_TASK REQUIREMENTS_: Omit all images. Write out the rest of the material exactly.

_GIVEN MATERIAL_:
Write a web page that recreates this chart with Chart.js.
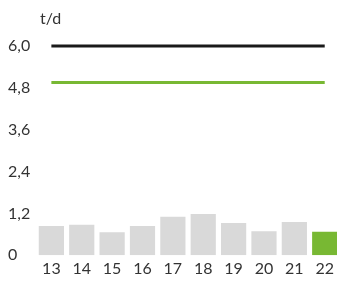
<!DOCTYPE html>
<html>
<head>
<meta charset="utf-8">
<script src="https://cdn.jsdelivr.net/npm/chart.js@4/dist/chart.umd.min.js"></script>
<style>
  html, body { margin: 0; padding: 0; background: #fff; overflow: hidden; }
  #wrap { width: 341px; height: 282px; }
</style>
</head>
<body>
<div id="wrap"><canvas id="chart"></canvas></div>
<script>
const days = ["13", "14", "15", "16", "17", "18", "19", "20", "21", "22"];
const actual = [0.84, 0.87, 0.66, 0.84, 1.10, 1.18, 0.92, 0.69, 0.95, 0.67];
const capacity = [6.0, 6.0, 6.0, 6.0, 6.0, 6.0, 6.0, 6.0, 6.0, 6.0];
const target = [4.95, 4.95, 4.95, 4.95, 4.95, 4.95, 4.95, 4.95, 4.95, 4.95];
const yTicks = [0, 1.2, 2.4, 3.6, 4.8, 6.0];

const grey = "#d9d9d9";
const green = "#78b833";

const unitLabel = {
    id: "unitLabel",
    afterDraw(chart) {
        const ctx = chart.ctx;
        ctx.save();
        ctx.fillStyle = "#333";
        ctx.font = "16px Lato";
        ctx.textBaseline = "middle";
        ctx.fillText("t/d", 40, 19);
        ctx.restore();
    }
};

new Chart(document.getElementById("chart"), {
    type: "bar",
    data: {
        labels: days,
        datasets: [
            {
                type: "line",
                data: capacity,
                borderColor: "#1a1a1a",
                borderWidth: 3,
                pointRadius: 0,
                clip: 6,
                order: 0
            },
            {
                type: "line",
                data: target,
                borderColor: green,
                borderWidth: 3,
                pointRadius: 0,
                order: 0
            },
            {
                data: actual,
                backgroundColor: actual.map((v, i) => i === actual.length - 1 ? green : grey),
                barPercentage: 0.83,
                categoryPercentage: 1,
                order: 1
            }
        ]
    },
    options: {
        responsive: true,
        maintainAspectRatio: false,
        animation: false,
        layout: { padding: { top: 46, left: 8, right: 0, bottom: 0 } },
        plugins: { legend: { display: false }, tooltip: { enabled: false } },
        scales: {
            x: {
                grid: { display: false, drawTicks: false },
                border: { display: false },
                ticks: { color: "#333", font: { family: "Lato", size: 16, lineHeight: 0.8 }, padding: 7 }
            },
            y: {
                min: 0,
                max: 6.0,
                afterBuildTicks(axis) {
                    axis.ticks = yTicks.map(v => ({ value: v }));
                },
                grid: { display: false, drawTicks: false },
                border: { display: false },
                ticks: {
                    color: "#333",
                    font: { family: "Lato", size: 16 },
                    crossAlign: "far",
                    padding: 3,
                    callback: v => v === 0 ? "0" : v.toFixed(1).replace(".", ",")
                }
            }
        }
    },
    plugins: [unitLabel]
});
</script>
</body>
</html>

_TASK RESULT_:
Write a web page that recreates this chart with Chart.js.
<!DOCTYPE html>
<html>
<head>
<meta charset="utf-8">
<script src="https://cdn.jsdelivr.net/npm/chart.js@4/dist/chart.umd.min.js"></script>
<style>
  html, body { margin: 0; padding: 0; background: #fff; overflow: hidden; }
  #wrap { width: 341px; height: 282px; }
</style>
</head>
<body>
<div id="wrap"><canvas id="chart"></canvas></div>
<script>
const days = ["13", "14", "15", "16", "17", "18", "19", "20", "21", "22"];
const actual = [0.84, 0.87, 0.66, 0.84, 1.10, 1.18, 0.92, 0.69, 0.95, 0.67];
const capacity = [6.0, 6.0, 6.0, 6.0, 6.0, 6.0, 6.0, 6.0, 6.0, 6.0];
const target = [4.95, 4.95, 4.95, 4.95, 4.95, 4.95, 4.95, 4.95, 4.95, 4.95];
const yTicks = [0, 1.2, 2.4, 3.6, 4.8, 6.0];

const grey = "#d9d9d9";
const green = "#78b833";

const unitLabel = {
    id: "unitLabel",
    afterDraw(chart) {
        const ctx = chart.ctx;
        ctx.save();
        ctx.fillStyle = "#333";
        ctx.font = "16px Lato";
        ctx.textBaseline = "middle";
        ctx.fillText("t/d", 40, 19);
        ctx.restore();
    }
};

new Chart(document.getElementById("chart"), {
    type: "bar",
    data: {
        labels: days,
        datasets: [
            {
                type: "line",
                data: capacity,
                borderColor: "#1a1a1a",
                borderWidth: 3,
                pointRadius: 0,
                clip: 6,
                order: 0
            },
            {
                type: "line",
                data: target,
                borderColor: green,
                borderWidth: 3,
                pointRadius: 0,
                order: 0
            },
            {
                data: actual,
                backgroundColor: actual.map((v, i) => i === actual.length - 1 ? green : grey),
                barPercentage: 0.83,
                categoryPercentage: 1,
                order: 1
            }
        ]
    },
    options: {
        responsive: true,
        maintainAspectRatio: false,
        animation: false,
        layout: { padding: { top: 46, left: 8, right: 0, bottom: 0 } },
        plugins: { legend: { display: false }, tooltip: { enabled: false } },
        scales: {
            x: {
                grid: { display: false, drawTicks: false },
                border: { display: false },
                ticks: { color: "#333", font: { family: "Lato", size: 16, lineHeight: 0.8 }, padding: 7 }
            },
            y: {
                min: 0,
                max: 6.0,
                afterBuildTicks(axis) {
                    axis.ticks = yTicks.map(v => ({ value: v }));
                },
                grid: { display: false, drawTicks: false },
                border: { display: false },
                ticks: {
                    color: "#333",
                    font: { family: "Lato", size: 16 },
                    crossAlign: "far",
                    padding: 3,
                    callback: v => v === 0 ? "0" : v.toFixed(1).replace(".", ",")
                }
            }
        }
    },
    plugins: [unitLabel]
});
</script>
</body>
</html>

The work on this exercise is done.